Entrada la madrugada, el Capitolio recuperó su razón de ser. La certificación del proceso electoral prosiguió. En su toma de palabra, el líder de la bancada demócrata se refirió al discurso presidencial del 8 de diciembre de 1941, al día siguiente del ataque japonés a Pearl Harbour: «President Franklin Roosevelt set aside December 7, 1941 as a day that will live in infamy. Unfortunately, we can now add January 6, 2021 to that very short list of dates in American history that will live forever in infamy».

Sí, el 6 de enero de 2021 perdurará en la infamia. Pero hoy conviene recordar esta pieza de oratoria por su contexto y su mensaje. Reseña ha quedado de la ambivalencia de EEUU sobre la conveniencia y sentido de involucrarse en un conflicto de ideas que arrasaba el mundo. Y no parecía interpelarles. Con dos océanos de por medio la cuestión dividía. Luchar por principios. La inflexión la produjo Pearl Harbour: del esfuerzo de guerra unánime, del sacrificio americano sin límites, dan fe los laberintos de cruces blancas en nuestro suelo europeo. Y el mensaje fue claro: «No matter how long it may take us (…), the American people in their righteous might will win through to absolute victory» («No importa el tiempo que nos lleve (…), la voluntad del pueblo americano se impondrá hasta la victoria absoluta»).

El día de la infamia, tiene que resultar igualmente catártico. Para la democracia americana. Para la democracia. La toma de conciencia profunda sobre el coste y los riesgos de los intereses romos, cortoplacistas.

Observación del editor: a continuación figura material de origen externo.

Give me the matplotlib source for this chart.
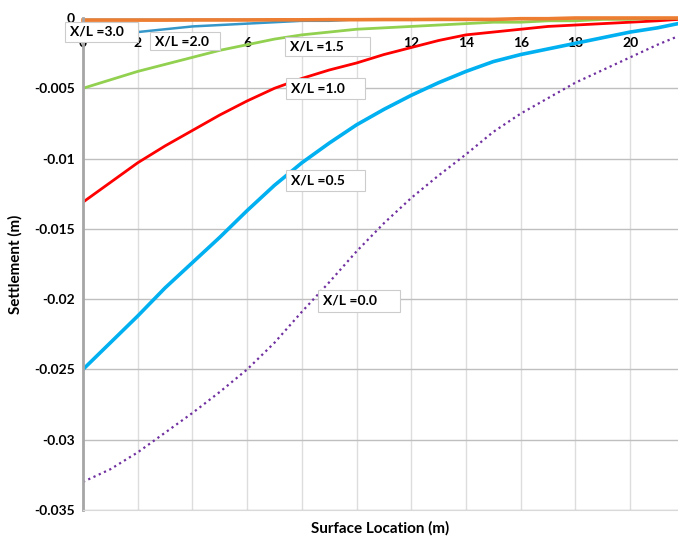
import numpy as np
import matplotlib
matplotlib.use('Agg')
import matplotlib.pyplot as plt
from matplotlib.ticker import FuncFormatter
from matplotlib.patches import Rectangle

plt.rcParams['font.family'] = ['Lato', 'DejaVu Sans']
plt.rcParams['axes.unicode_minus'] = False

# Surface location (m)
x = [0, 1, 2, 3, 4, 5, 6, 7, 8, 9, 10, 11, 12, 13, 14, 15, 16, 17, 18, 19, 20, 21, 21.75]

# settlement (m) for each X/L
s_00 = [-0.0330, -0.0321, -0.0309, -0.0295, -0.0281, -0.0266, -0.0250, -0.0231, -0.0209, -0.0188,
        -0.0166, -0.0146, -0.0128, -0.0112, -0.0097, -0.0081, -0.0068, -0.0057, -0.0046, -0.0037,
        -0.0028, -0.0019, -0.0013]
s_05 = [-0.0250, -0.0231, -0.0212, -0.0192, -0.0174, -0.0156, -0.0137, -0.0119, -0.0103, -0.0089,
        -0.0076, -0.0065, -0.0055, -0.0046, -0.0038, -0.0031, -0.0026, -0.0022, -0.0018, -0.0014,
        -0.0010, -0.0007, -0.0004]
s_10 = [-0.0131, -0.0117, -0.0103, -0.0091, -0.0080, -0.0069, -0.0059, -0.0050, -0.0043, -0.0037,
        -0.0032, -0.0026, -0.0021, -0.0016, -0.0012, -0.0010, -0.0008, -0.0006, -0.0005, -0.0004,
        -0.0003, -0.0002, -0.0001]
s_15 = [-0.0050, -0.0044, -0.0038, -0.0033, -0.0028, -0.0023, -0.0019, -0.0015, -0.0012, -0.0010,
        -0.0008, -0.0007, -0.0006, -0.0005, -0.0004, -0.0003, -0.0003, -0.0002, -0.0002, -0.0001,
        -0.0001, 0.0, 0.0]
s_20 = [-0.0013, -0.0012, -0.0010, -0.0008, -0.0006, -0.0005, -0.0004, -0.0003, -0.0002, -0.0002,
        -0.0001, -0.0001, -0.0001, -0.0001, 0.0, 0.0, 0.0, 0.0, 0.0, 0.0,
        0.0, 0.0, 0.0]
s_30 = [-0.00015, -0.00015, -0.00015, -0.00015, -0.00014, -0.00014, -0.00014, -0.00013, -0.00013, -0.00012,
        -0.00012, -0.00011, -0.00011, -0.0001, -0.0001, -0.0001, -0.00005, -0.00005, 0.0, 0.0,
        0.0, 0.0, 0.0]

labels = ['X/L =3.0', 'X/L =2.0', 'X/L =1.5', 'X/L =1.0', 'X/L =0.5', 'X/L =0.0']
xticks = [0, 2, 4, 6, 8, 10, 12, 14, 16, 18, 20]
yticks = [0, -0.005, -0.01, -0.015, -0.02, -0.025, -0.03, -0.035]

fig = plt.figure(figsize=(6.78, 5.38), dpi=100)
ax = fig.add_axes([83/678, 1-510/538, 1-83/678, (510-18)/538])

ax.plot(x, s_00, color='#7030A0', lw=1.6, ls=(0, (1, 1.6)))
ax.plot(x, s_05, color='#00B0F0', lw=2.6)
ax.plot(x, s_10, color='#FF0000', lw=2.0)
ax.plot(x, s_15, color='#92D050', lw=2.0)
ax.plot(x, s_20, color='#3596C8', lw=1.8)
ax.plot(x, s_30, color='#ED7D31', lw=2.6, clip_on=False)

ax.set_xlim(0, 21.75)
ax.set_ylim(-0.035, 0)
ax.set_xticks(xticks)
ax.set_yticks(yticks)
ax.yaxis.set_major_formatter(FuncFormatter(lambda v, p: '0' if abs(v) < 1e-12 else '%g' % v))

# x labels sit just under the zero line, as in the excel sheet
ax.tick_params(axis='x', top=True, labeltop=True, bottom=False, labelbottom=False,
               length=0, pad=-22, labelsize=10)
ax.tick_params(axis='y', length=0, pad=6, labelsize=10)
for t in ax.get_xticklabels() + ax.get_yticklabels():
    t.set_fontweight('bold')

ax.grid(axis='y', color='#BFBFBF', lw=1.0)
ax.grid(axis='x', color='#DDDDDD', lw=1.0)
ax.set_axisbelow(True)
ax.spines['top'].set_visible(False)
ax.spines['right'].set_visible(False)
ax.spines['left'].set_color('#A6A6A6')
ax.spines['left'].set_linewidth(2)
ax.spines['bottom'].set_color('#D9D9D9')

ax.set_xlabel('Surface Location (m)', fontsize=11, fontweight='bold', labelpad=8)
ax.set_ylabel('Settlement (m)', fontsize=11, fontweight='bold', labelpad=8)

# curve label boxes: (x0, x1, ytop, ybottom) in data units
boxes = [(-0.66, 2.01, -0.00028, -0.00171),
         (2.45, 5.01, -0.0010, -0.00228),
         (7.38, 10.49, -0.00135, -0.0027),
         (7.42, 10.31, -0.00427, -0.00576),
         (7.42, 10.31, -0.01081, -0.0123),
         (8.59, 11.59, -0.01935, -0.0209)]
for txt, (x0, x1, yt, yb) in zip(labels, boxes):
    ax.add_patch(Rectangle((x0, yb), x1 - x0, yt - yb, fc='white', ec='#CCCCCC', lw=0.8,
                           zorder=5, clip_on=False))
    ax.text(x0 + 0.2, (yt + yb) / 2, txt, fontsize=10, fontweight='bold', va='center', ha='left',
            zorder=6, clip_on=False)

plt.savefig('out.png', dpi=100)
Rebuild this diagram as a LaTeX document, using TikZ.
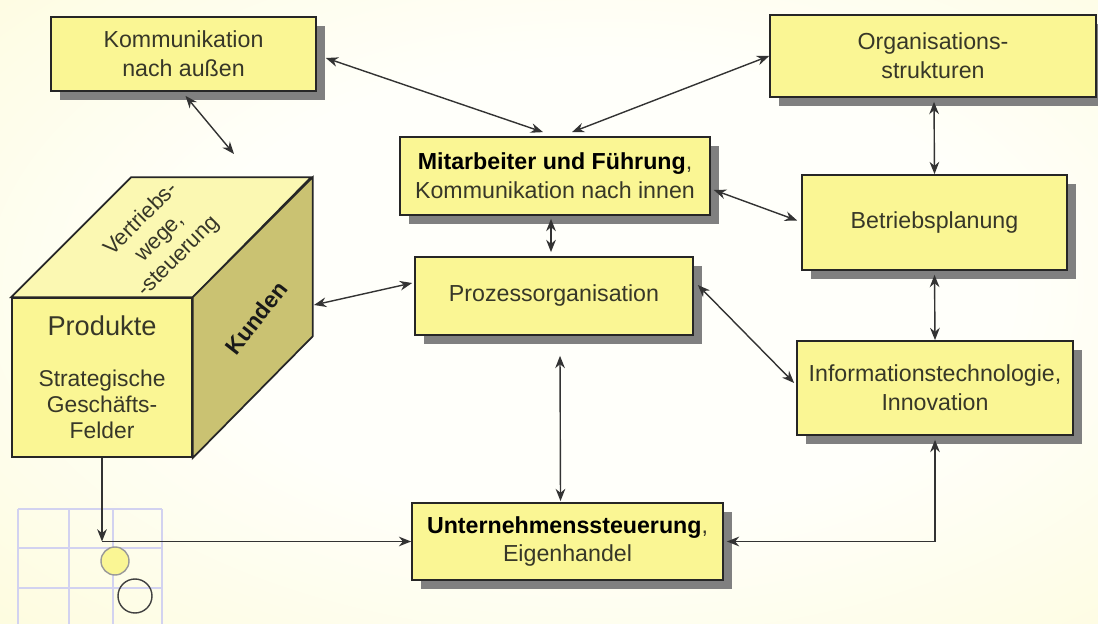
\documentclass[tikz,border=0pt]{standalone}
\usepackage{fontspec}
\setmainfont{Liberation Sans}
\usetikzlibrary{arrows.meta,shadows,calc}

\definecolor{boxgelb}{RGB}{250,246,148}
\definecolor{deckel}{RGB}{251,248,178}
\definecolor{seite}{RGB}{202,194,114}
\definecolor{schatten}{RGB}{128,128,128}
\definecolor{textgrau}{RGB}{55,55,40}
\definecolor{hgaussen}{RGB}{250,242,140}
\definecolor{hgmitte}{RGB}{252,249,200}
\definecolor{hginnen}{RGB}{255,255,250}
\definecolor{gitter}{RGB}{210,210,240}

\pgfdeclareradialshading{hintergrund}{\pgfpoint{0bp}{0bp}}{color(0bp)=(hginnen); color(16bp)=(hginnen); color(48bp)=(hgmitte); color(72bp)=(hgaussen)}

\tikzset{
  kasten/.style={draw=black!85, line width=1pt, fill=boxgelb, text=textgrau, align=center,
    font=\fontsize{13.2}{16.5}\selectfont,
    drop shadow={shadow xshift=0.18cm, shadow yshift=-0.18cm, fill=schatten, opacity=1}},
  pfeil/.style={{Stealth[length=7pt,width=5.5pt]}-{Stealth[length=7pt,width=5.5pt]}, draw=black!80, line width=0.8pt},
  einpfeil/.style={-{Stealth[length=7pt,width=5.5pt]}, draw=black!80, line width=0.8pt}
}

\begin{document}
\begin{tikzpicture}[x=0.02cm,y=-0.02cm]

 \useasboundingbox (0,0) rectangle (1098,624);
 \clip (0,0) rectangle (1098,624);
 \shade[shading=hintergrund] (-40,-70) rectangle (1240,650);

 % Kaesten
 \node[kasten, minimum width=5.3cm, minimum height=1.48cm] (komm) at (183.5,54) {Kommunikation\\nach außen};
 \node[kasten, minimum width=6.52cm, minimum height=1.64cm] (orga) at (933,56) {Organisations-\\strukturen};
 \node[kasten, minimum width=6.2cm, minimum height=1.56cm] (mit) at (555,176) {\textcolor{black}{\textbf{Mitarbeiter und Führung}},\\Kommunikation nach innen};
 \node[kasten, minimum width=5.3cm, minimum height=1.9cm] (betr) at (934.5,222.5) {Betriebsplanung};
 \node[kasten, minimum width=5.56cm, minimum height=1.56cm] (proz) at (554,296) {Prozessorganisation};
 \node[kasten, minimum width=5.52cm, minimum height=1.88cm] (info) at (935,388) {Informationstechnologie,\\Innovation};
 \node[kasten, minimum width=6.22cm, minimum height=1.54cm] (untern) at (567.5,541.5) {\textcolor{black}{\textbf{Unternehmenssteuerung}},\\Eigenhandel};

 % Wuerfel
 \node[draw=black!85, line width=1pt, fill=boxgelb, text=textgrau, align=center,
   minimum width=3.6cm, minimum height=3.18cm, font=\fontsize{13}{14.8}\selectfont] (prod) at (102,377.5)
   {{\fontsize{15.5}{16}\selectfont Produkte}\\[14pt]Strategische\\Geschäfts-\\Felder};
 \filldraw[draw=black!85, line width=1pt, fill=deckel] (prod.north west) -- ++(120,-120) -- ++(180,0) -- (prod.north east) -- cycle;
 \filldraw[draw=black!85, line width=1pt, fill=seite] (prod.north east) -- ++(120,-120) -- ++(0,159) -- (prod.south east) -- cycle;
 \node[rotate=45, align=center, text=textgrau, font=\fontsize{12.5}{15}\selectfont] (vertrieb) at (160,238) {Vertriebs-\\wege,\\-steuerung};
 \node[rotate=52, text=black!90, font=\bfseries\fontsize{13}{15}\selectfont] (kd) at (256,318) {Kunden};

 % Raster unten links
 \foreach \gx in {18,69,113,162} \draw[gitter, line width=0.6pt] (\gx,509) -- (\gx,624);
 \foreach \gy in {509,548,588} \draw[gitter, line width=0.6pt] (18,\gy) -- (162,\gy);
 \draw[black!40, fill=boxgelb, line width=0.8pt] (115,561) circle[radius=14];
 \draw[black!75, line width=0.8pt] (135,596) circle[radius=17];

 \coordinate (vt) at (234,154);
 \coordinate (kunden) at (314,305);
 \coordinate (knick) at (102,541.5);

 % Verbindungen
 \draw[pfeil] ($(komm.south)+(2,4)$) -- (vt);
 \draw[pfeil] ($(komm.east)+(9,4)$) -- ($(mit.north)+(-12,-4)$);
 \draw[pfeil] (orga.west) -- ($(mit.north)+(17,-4)$);
 \draw[pfeil] ($(orga.south)+(1,4)$) -- (betr.north);
 \draw[pfeil] ($(mit.east)+(3,14)$) -- ($(betr.west)+(-4,-2)$);
 \draw[pfeil] ($(mit.south)+(-4,3)$) -- ($(proz.north)+(-3,-4)$);
 \draw[pfeil] (kunden) -- ($(proz.west)+(-2,-13)$);
 \draw[pfeil] ($(proz.east)+(4,-11)$) -- ($(info.west)+(-2,-5)$);
 \draw[pfeil] ($(betr.south)+(0,4)$) -- (info.north);
 \draw[pfeil] ($(proz.south)+(6,20)$) -- ($(untern.north)+(-7,-1)$);
 \draw[pfeil] ($(untern.east)+(3,0)$) -| ($(info.south)+(0,4)$);
 \draw[einpfeil] (prod.south) -- (knick);
 \draw[einpfeil] (knick) -- (untern.west);

\end{tikzpicture}
\end{document}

De lo que lleva –del esfuerzo sostenido que precisa– la salud de la democracia. Incluso en la que encarna la madurez del sistema. Con una América a la deriva, no es realista contrariar y vencer el empuje de las fuerzas iliberales que nos asedian. El autoritarismo que despunta en todas sus variantes. Necesitamos que EEUU continúe siendo arsenal de la democracia: de armas de paz y prosperidad. Las herramientas indispensables para la batalla que libramos.